Case Study – Bank Litigation Lawyer Cluj: Lawsuit against CEE COLLECT LIMITED

Achieved Objectives

BRISC LEGAL assisted a client in a lawsuit against CEE COLLECT LIMITED, assignee of a claim from BCR SA, in which the court granted the request to declare the prescription (statute of limitations) of the right to request enforcement, with the consequence of final erasure of the debt of approximately €4,200.

Presentation of the Case

In 2007, the client entered into a personal needs credit contract for about €5,000 with Banca Comercială Română (BCR).

After some time, the client failed to pay the installments on time. The bank declared the credit prematurely due and, in 2011, assigned the claim to the collection company CEE COLLECT LIMITED. The assignee began enforcement proceedings at the end of 2012.

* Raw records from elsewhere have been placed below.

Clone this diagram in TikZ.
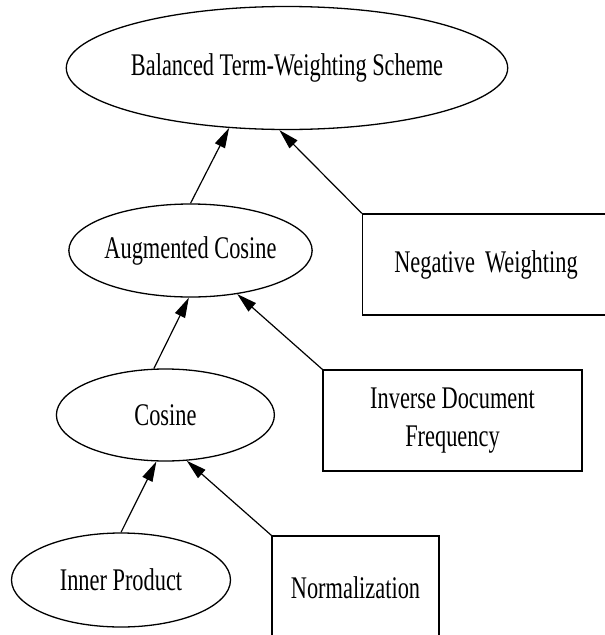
\documentclass[tikz,border=0pt]{standalone}
\usepackage{fontspec}
\setmainfont[FakeStretch=0.71]{Liberation Serif}
\usetikzlibrary{arrows.meta,shapes.geometric}
\begin{document}
\begin{tikzpicture}[x=1pt,y=-1pt,
  every node/.style={font=\fontsize{31.5}{38}\selectfont, line width=1.3pt, inner sep=0pt},
  ell/.style={draw, ellipse},
  boxnode/.style={draw, rectangle, align=center},
  arr/.style={line width=1.2pt, -{Triangle[length=20pt,width=11pt]}}]
\useasboundingbox (0,0) rectangle (605,635);
\node[ell, minimum width=387pt, minimum height=123pt] (top) at (287,68) {Balanced Term-Weighting Scheme};
\node[ell, minimum width=219pt, minimum height=93pt] (aug) at (190.5,250.5) {Augmented Cosine};
\node[ell, minimum width=218pt, minimum height=92pt] (cos) at (165.4,415) {Cosine};
\node[ell, minimum width=219pt, minimum height=94pt] (inner) at (121,580) {Inner Product};
\node[boxnode, minimum width=247pt, minimum height=101pt] (nw) at (486,264.5) {Negative\hspace{10pt}Weighting};
\node[boxnode, minimum width=259pt, minimum height=101pt] (idf) at (452.5,420.5) {Inverse Document\\Frequency};
\node[boxnode, minimum width=167pt, minimum height=104pt] (norm) at (355.5,588) {Normalization};
\draw[arr] (aug.north) -- (top.226);
\draw[arr] (nw.north west) -- (top.263);
\draw[arr] (cos.104) -- (aug.268);
\draw[arr] (idf.north west) -- (aug.317);
\draw[arr] (inner.north) -- (cos.259);
\draw[arr] (norm.north west) -- (cos.295);
\end{tikzpicture}
\end{document}
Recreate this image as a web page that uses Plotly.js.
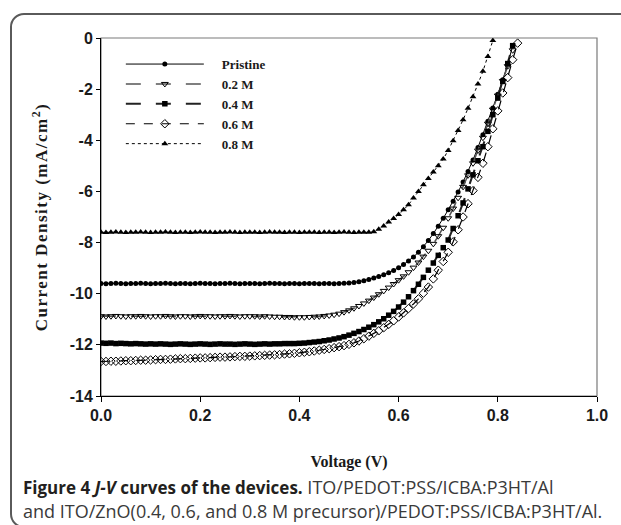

The BRISC LEGAL team analyzed the enforcement file closely and identified that the assignee’s passivity could be challenged in court, aiming to obtain a decision that would eliminate the enforcement and permanently erase the debt.

Moreover, because the enforcement procedure was governed under the old Civil Procedure Code, they invoked prescription (peremption) of the enforcement, arguing the time limits had expired.

Under Article 389 of the 1865 Civil Procedure Code, “If the creditor allows six months to pass from any enforcement act without further pursuit acts, the enforcement is perempted by law, and any interested party may request its annulment.”

During enforcement between 2012 and 2018, although CEE COLLECT LIMITED attempted enforcement measures (garnishments on the client’s bank accounts or wages, requests for urging the execution), these were ineffective. The BRISC team identified a period of 6 months and 11 days of creditor passivity, and requested the court to acknowledge peremption of the enforcement.

They argued that acts such as requests for urging execution or for indicating the updated amount of the claim do not interrupt the peremption period. They also rebutted the notion that peremption does not apply when enforcement is by garnishment: the enforcement in this case was conducted in all its forms, not just garnishment; moreover, the garnishments instituted were inefficient and did not satisfy the creditor.

The court adopted all these arguments and declared the peremption of the enforcement.

Further, under Article 405²(3) of the Civil Procedure Code, “prescription is not interrupted if the execution request was rejected, annulled, perempted or if the one who made it gave it up.”

Therefore, the peremption of enforcement leads to annulment of all enforcement acts and exclusion of the enforcement request itself, as if the enforcement never existed. It also removes retroactively any interruptive effect those acts had on the prescription of the right to request enforcement.

Since this was an unsecured debt, the prescription period for the right to request enforcement was 3 years. Because enforcement was perempted, the court held the right to enforce was extinguished.


Controversial Aspect

One point of contention was that the lawsuit was filed as an action in declaration (constatare), not as a contestation of enforcement.

Initially, the court classified it as a contestation of enforcement because the petition invoked peremption and prescription. But at the first hearing, the court accepted the BRISC Legal team’s reasoning.

Because the client had missed the 15-day deadline for contestation of execution (and thereby lost the right to file that action), BRISC introduced an action in declaration under the new Civil Procedure Code, showing the intervention of peremption and prescription consistent with the rules of the old Code under which enforcement started.